Re: question on flink-storm-examples

Jerry Peng Tue, 01 Sep 2015 14:34:10 -0700

Ya that what I did and everything seems execute fine but when I try to run
the WordCount-StormTopology with a file on hfs I get a
java.io.FileNotFoundException
:


java.lang.RuntimeException: java.io.FileNotFoundException:
/home/jerrypeng/hadoop/hadoop_dir/data/data.txt (No such file or directory)

at
org.apache.flink.stormcompatibility.util.StormFileSpout.open(StormFileSpout.java:50)

at
org.apache.flink.stormcompatibility.wrappers.AbstractStormSpoutWrapper.run(AbstractStormSpoutWrapper.java:102)

at
org.apache.flink.streaming.api.operators.StreamSource.run(StreamSource.java:57)

at
org.apache.flink.streaming.runtime.tasks.SourceStreamTask.run(SourceStreamTask.java:58)

at
org.apache.flink.streaming.runtime.tasks.StreamTask.invoke(StreamTask.java:172)

at org.apache.flink.runtime.taskmanager.Task.run(Task.java:581)

at java.lang.Thread.run(Thread.java:745)

Caused by: java.io.FileNotFoundException:
/home/jerrypeng/hadoop/hadoop_dir/data/data.txt (No such file or directory)

at java.io.FileInputStream.open(Native Method)

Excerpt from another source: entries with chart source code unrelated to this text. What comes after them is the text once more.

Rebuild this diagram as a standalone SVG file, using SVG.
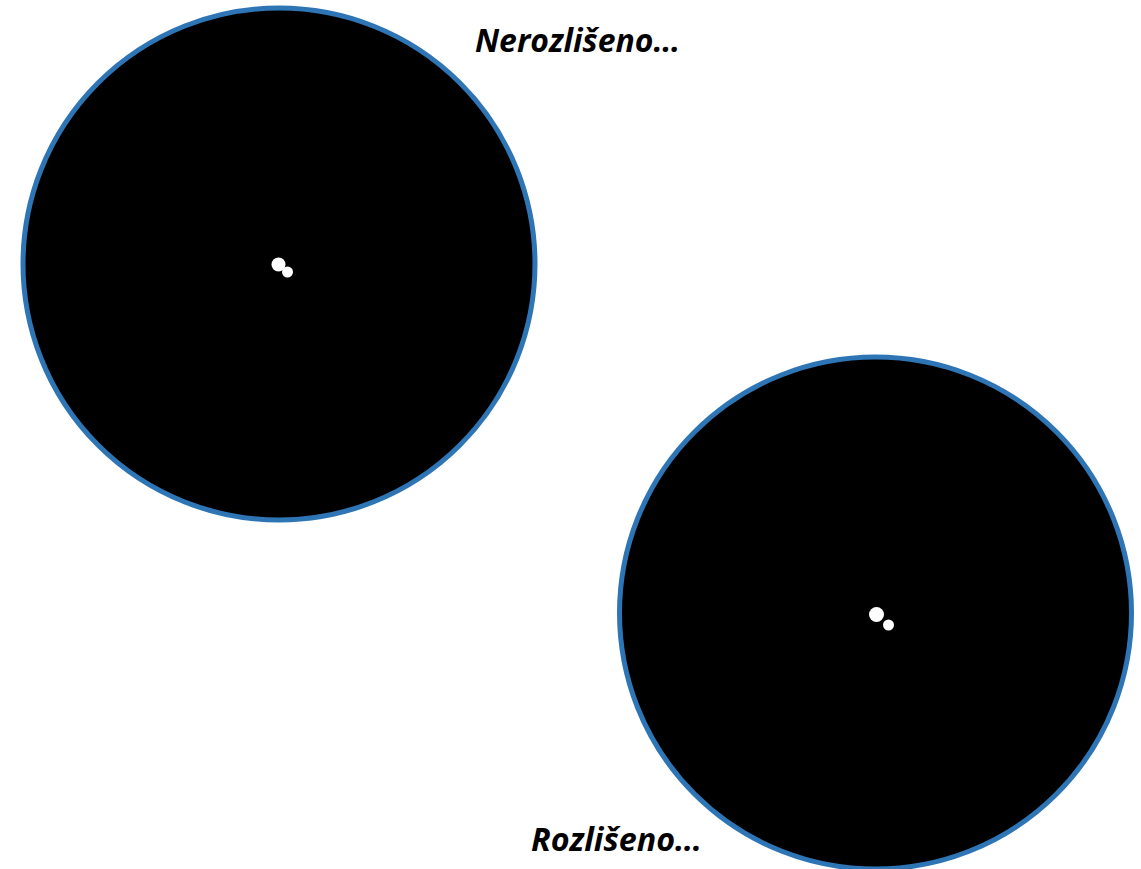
<svg xmlns="http://www.w3.org/2000/svg" width="1141" height="869" viewBox="0 0 1141 869">
<style>
.disc{fill:#000;stroke:#2E75B6;stroke-width:5}
.star{fill:#fff}
.lbl{font-family:"Open Sans","Liberation Sans",sans-serif;font-weight:bold;font-style:italic;font-size:32px;fill:#000}
</style>
<rect width="1141" height="869" fill="#fff"/>
<g id="unresolved">
<circle class="disc" cx="279" cy="264" r="256"/>
<circle class="star" cx="278.5" cy="264.5" r="7"/>
<circle class="star" cx="287.5" cy="272" r="5.5"/>
</g>
<g id="resolved">
<circle class="disc" cx="875.5" cy="613" r="256"/>
<circle class="star" cx="876.5" cy="614.5" r="7.5"/>
<circle class="star" cx="888.5" cy="625" r="5.5"/>
</g>
<g id="labels">
<text class="lbl" x="475" y="52" textLength="205" lengthAdjust="spacingAndGlyphs">Nerozlišeno…</text>
<text class="lbl" x="531" y="851" textLength="171" lengthAdjust="spacingAndGlyphs">Rozlišeno…</text>
</g>
</svg>
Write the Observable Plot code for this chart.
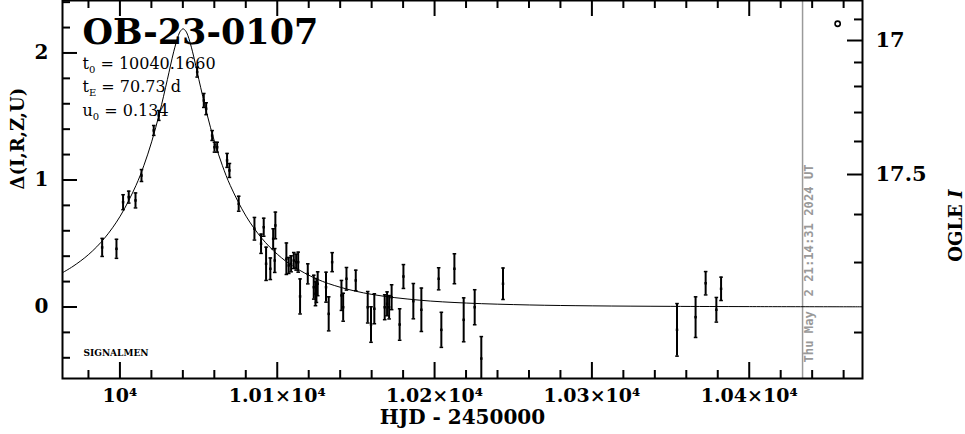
<!DOCTYPE html>
<html>
<head>
<meta charset="utf-8">
<script src="https://cdn.jsdelivr.net/npm/d3@7"></script>
<script src="https://cdn.jsdelivr.net/npm/@observablehq/plot@0.6"></script>
<style>
  body { margin: 0; background: #fff; }
  svg { display: block; }
</style>
</head>
<body>
<div id="chart"></div>
<script>
const obsT = [9988.7, 9997.8, 10002.0, 10005.6, 10009.9, 10013.7, 10021.5, 10024.7, 10049.1, 10053.3,
  10054.8, 10058.6, 10060.1, 10061.8, 10068.1, 10069.6, 10075.5, 10085.5, 10091.4, 10089.7,
  10092.9, 10095.6, 10097.4, 10098.8, 10098.4, 10105.8, 10107.3, 10108.8, 10110.5, 10112.0,
  10113.3, 10114.5, 10119.4, 10123.2, 10124.3, 10124.9, 10125.7, 10131.0, 10132.7, 10134.9,
  10140.8, 10141.9, 10144.0, 10149.9, 10157.5, 10159.6, 10161.7, 10168.3, 10169.8, 10171.1,
  10172.7, 10177.8, 10180.2, 10186.5, 10191.6, 10202.6, 10204.3, 10212.6, 10218.5, 10225.5,
  10229.7, 10243.5, 10354.1, 10365.9, 10372.3, 10379.1, 10382.1];
const obsDelta = [0.469, 0.458, 0.825, 0.865, 0.839, 1.035, 1.390, 1.508, 1.849, 1.626,
  1.561, 1.350, 1.258, 1.258, 1.154, 1.075, 0.813, 0.616, 0.628, 0.498,
  0.340, 0.301, 0.537, 0.642, 0.366, 0.380, 0.327, 0.340, 0.366, 0.353,
  0.353, 0.083, 0.261, 0.156, 0.104, 0.130, 0.183, 0.156, -0.054, 0.353,
  0.091, -0.002, 0.222, 0.209, -0.002, -0.138, -0.014, -0.002, 0.025, -0.002,
  0.077, -0.138, 0.240, 0.046, -0.022, 0.222, -0.180, 0.301, -0.101, -0.002,
  -0.406, 0.183, -0.180, -0.080, 0.187, -0.022, 0.143];
const obsErr = [0.071, 0.075, 0.059, 0.047, 0.059, 0.047, 0.039, 0.039, 0.039, 0.055,
  0.047, 0.039, 0.039, 0.039, 0.055, 0.055, 0.059, 0.089, 0.071, 0.076,
  0.131, 0.085, 0.079, 0.105, 0.094, 0.124, 0.063, 0.063, 0.063, 0.063,
  0.079, 0.138, 0.079, 0.094, 0.094, 0.094, 0.094, 0.118, 0.134, 0.075,
  0.118, 0.110, 0.089, 0.081, 0.124, 0.140, 0.118, 0.098, 0.094, 0.092,
  0.098, 0.124, 0.094, 0.139, 0.171, 0.087, 0.138, 0.118, 0.173, 0.138,
  0.173, 0.124, 0.207, 0.160, 0.092, 0.097, 0.092];

// ---- Model curve samples (read along the drawn fit) ----
const modelT = [9963.5, 9970.17, 9980.17, 9990.17, 10000.17, 10010.17, 10015.17, 10020.17, 10025.17, 10030.17,
  10034.17, 10037.17, 10038.5, 10040.17, 10041.8, 10043.17, 10046.17, 10050.17, 10055.17, 10060.17,
  10065.17, 10070.17, 10080.17, 10090.17, 10100.17, 10110.17, 10125.17, 10140.17, 10160.17, 10190.17,
  10220.17, 10260.17, 10300.17, 10350.17, 10400.17, 10472];
const modelDelta = [0.270, 0.320, 0.414, 0.541, 0.715, 0.956, 1.112, 1.300, 1.527, 1.791,
  2.009, 2.138, 2.173, 2.190, 2.173, 2.138, 2.009, 1.791, 1.527, 1.300,
  1.112, 0.956, 0.715, 0.541, 0.414, 0.320, 0.220, 0.155, 0.099, 0.054,
  0.031, 0.016, 0.009, 0.005, 0.003, 0.0015];

// ---- Axis ticks & labels ----
const xMajorTicks = [10000, 10100, 10200, 10300, 10400];
const xTickLabels = ["10⁴", "1.01×10⁴", "1.02×10⁴", "1.03×10⁴", "1.04×10⁴"];
const xMinorTicks = d3.range(9980, 10461, 20).filter(v => v % 100 !== 0);
const yMajorTicks = [0, 1, 2];
const yMinorTicks = d3.range(-2, 13).map(i => i / 5).filter(v => !Number.isInteger(v));
const ogleMajorPos = [2.098, 1.043];
const ogleMajorLabels = ["17", "17.5"];
const ogleMinorPos = [2.264, 1.925, 1.736, 1.531, 1.303, 0.728, 0.350, -0.201];

// ---- Texts ----
const titleText = "OB-23-0107";
const params = [
  {sym: "t", sub: "0", val: "10040.1660"},
  {sym: "t", sub: "E", val: "70.73 d"},
  {sym: "u", sub: "0", val: "0.134"}
];
const xLabel = "HJD - 2450000";
const yLabel = "Δ(I,R,Z,U)";
const y2Label = "OGLE I";
const creditText = "SIGNALMEN";
const nowT = 10433.9;
const nowLabel = "Thu May  2 21:14:31 2024 UT";
const markerPt = [{t: 10456.2, d: 2.23}];

const obs = obsT.map((t, i) => ({t, d: obsDelta[i], e: obsErr[i]}));
const model = modelT.map((t, i) => ({t, d: modelDelta[i]}));
const paramText = p => p.sym + p.sub + " = " + p.val;

const capSymbol = {
  draw(ctx, size) {
    const r = Math.sqrt(size / Math.PI);
    ctx.moveTo(-r, 0); ctx.lineTo(r, 0);
  }
};

const FW = 800, FH = 378; // frame size in px
const serif = "DejaVu Serif";

const svg = Plot.plot({
  width: 965, height: 434,
  marginLeft: 62, marginRight: 103, marginTop: 0, marginBottom: 56,
  x: {domain: [9963.5, 10472], axis: null},
  y: {domain: [-0.563, 2.413], axis: null},
  style: {background: "white", fontFamily: serif, overflow: "visible", color: "black"},
  marks: [
    // ticks (inward)
    Plot.tickX(xMajorTicks, {x: d => d, insetTop: FH - 16, stroke: "black", strokeWidth: 2}),
    Plot.tickX(xMinorTicks, {x: d => d, insetTop: FH - 8, stroke: "black", strokeWidth: 2}),
    Plot.tickX(xMajorTicks, {x: d => d, insetBottom: FH - 16, stroke: "black", strokeWidth: 2}),
    Plot.tickX(xMinorTicks, {x: d => d, insetBottom: FH - 8, stroke: "black", strokeWidth: 2}),
    Plot.tickY(yMajorTicks, {y: d => d, insetRight: FW - 15, stroke: "black", strokeWidth: 2}),
    Plot.tickY(yMinorTicks, {y: d => d, insetRight: FW - 8, stroke: "black", strokeWidth: 2}),
    Plot.tickY(ogleMajorPos, {y: d => d, insetLeft: FW - 15, stroke: "black", strokeWidth: 2}),
    Plot.tickY(ogleMinorPos, {y: d => d, insetLeft: FW - 8, stroke: "black", strokeWidth: 2}),
    // current-date line
    Plot.ruleX([nowT], {stroke: "#9a9a9a", strokeWidth: 1.5}),
    Plot.text([{t: nowT, s: nowLabel}], {x: "t", text: "s", frameAnchor: "bottom", rotate: -90,
      textAnchor: "start", lineAnchor: "middle", dx: 7, dy: -16, fill: "#999",
      fontFamily: "DejaVu Sans Mono", fontWeight: "bold", fontSize: 12.2}),
    // model
    Plot.line(model, {x: "t", y: "d", curve: "catmull-rom", stroke: "black", strokeWidth: 1, clip: true}),
    // data
    Plot.ruleX(obs, {x: "t", y1: d => d.d - d.e, y2: d => d.d + d.e, stroke: "black", strokeWidth: 2, clip: true}),
    Plot.dot(obs, {x: "t", y: d => d.d - d.e, symbol: capSymbol, r: 1.8, fill: "none", stroke: "black", strokeWidth: 1.5, clip: true}),
    Plot.dot(obs, {x: "t", y: d => d.d + d.e, symbol: capSymbol, r: 1.8, fill: "none", stroke: "black", strokeWidth: 1.5, clip: true}),
    Plot.dot(obs, {x: "t", y: "d", symbol: "square", r: 1.4, fill: "black", stroke: "none"}),
    Plot.dot(markerPt, {x: "t", y: "d", r: 2.6, fill: "none", stroke: "black", strokeWidth: 1.6}),
    Plot.frame({stroke: "black", strokeWidth: 2}),
    // annotations
    Plot.text([titleText], {frameAnchor: "top-left", dx: 20, dy: 43, lineAnchor: "bottom", textAnchor: "start",
      fontSize: 35, fontWeight: "bold", fill: "black"}),
    ...params.map((p, i) => Plot.text([p], {text: paramText, frameAnchor: "top-left",
      dx: 20, dy: 68 + i * 23.5, lineAnchor: "bottom", textAnchor: "start", fontSize: 16, fill: "black"})),
    Plot.text([creditText], {frameAnchor: "bottom-left", dx: 21, dy: -23, textAnchor: "start",
      fontSize: 9, fontWeight: "bold", fill: "black"}),
    // axis labels
    Plot.text(yMajorTicks, {y: d => d, text: d => String(d), frameAnchor: "left", dx: -14, textAnchor: "end",
      fontSize: 20, fontWeight: "bold", fill: "black"}),
    Plot.text(ogleMajorPos.map((p, i) => ({p, s: ogleMajorLabels[i]})), {y: "p", text: "s", frameAnchor: "right",
      dx: 13, textAnchor: "start", fontSize: 21, fontWeight: "bold", fill: "black"}),
    Plot.text(xMajorTicks.map((v, i) => ({v, s: xTickLabels[i]})), {x: "v", text: "s", frameAnchor: "bottom",
      dy: 23, fontSize: 19, fontWeight: "bold", fill: "black"}),
    Plot.text([xLabel], {frameAnchor: "bottom", dy: 45, fontSize: 20, fontWeight: "bold", fill: "black"}),
    Plot.text([yLabel], {frameAnchor: "left", dx: -44, rotate: -90, fontSize: 18, fontWeight: "bold", fill: "black"}),
    Plot.text([y2Label], {frameAnchor: "right", dx: 94, rotate: -90, fontSize: 18, fontWeight: "bold", fill: "black"})
  ]
});

// subscripts for fit parameters and italic I, by matching the text content
const allText = d3.select(svg).selectAll("text");
params.forEach(p => {
  const s = paramText(p);
  allText.filter(function () { return this.textContent === s; }).each(function () {
    const el = d3.select(this);
    el.text(null);
    el.append("tspan").text(p.sym);
    el.append("tspan").attr("font-size", "10").attr("dy", "4").text(p.sub);
    el.append("tspan").attr("dy", "-4").text(" = " + p.val);
  });
});
allText.filter(function () { return this.textContent === y2Label; }).each(function () {
  const el = d3.select(this);
  el.text(null);
  el.append("tspan").text("OGLE ");
  el.append("tspan").attr("font-style", "italic").text("I");
});

document.getElementById("chart").appendChild(svg);
</script>
</body>
</html>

at java.io.FileInputStream.<init>(FileInputStream.java:138)

at java.io.FileInputStream.<init>(FileInputStream.java:93)

at java.io.FileReader.<init>(FileReader.java:58)

at
org.apache.flink.stormcompatibility.util.StormFileSpout.open(StormFileSpout.java:48)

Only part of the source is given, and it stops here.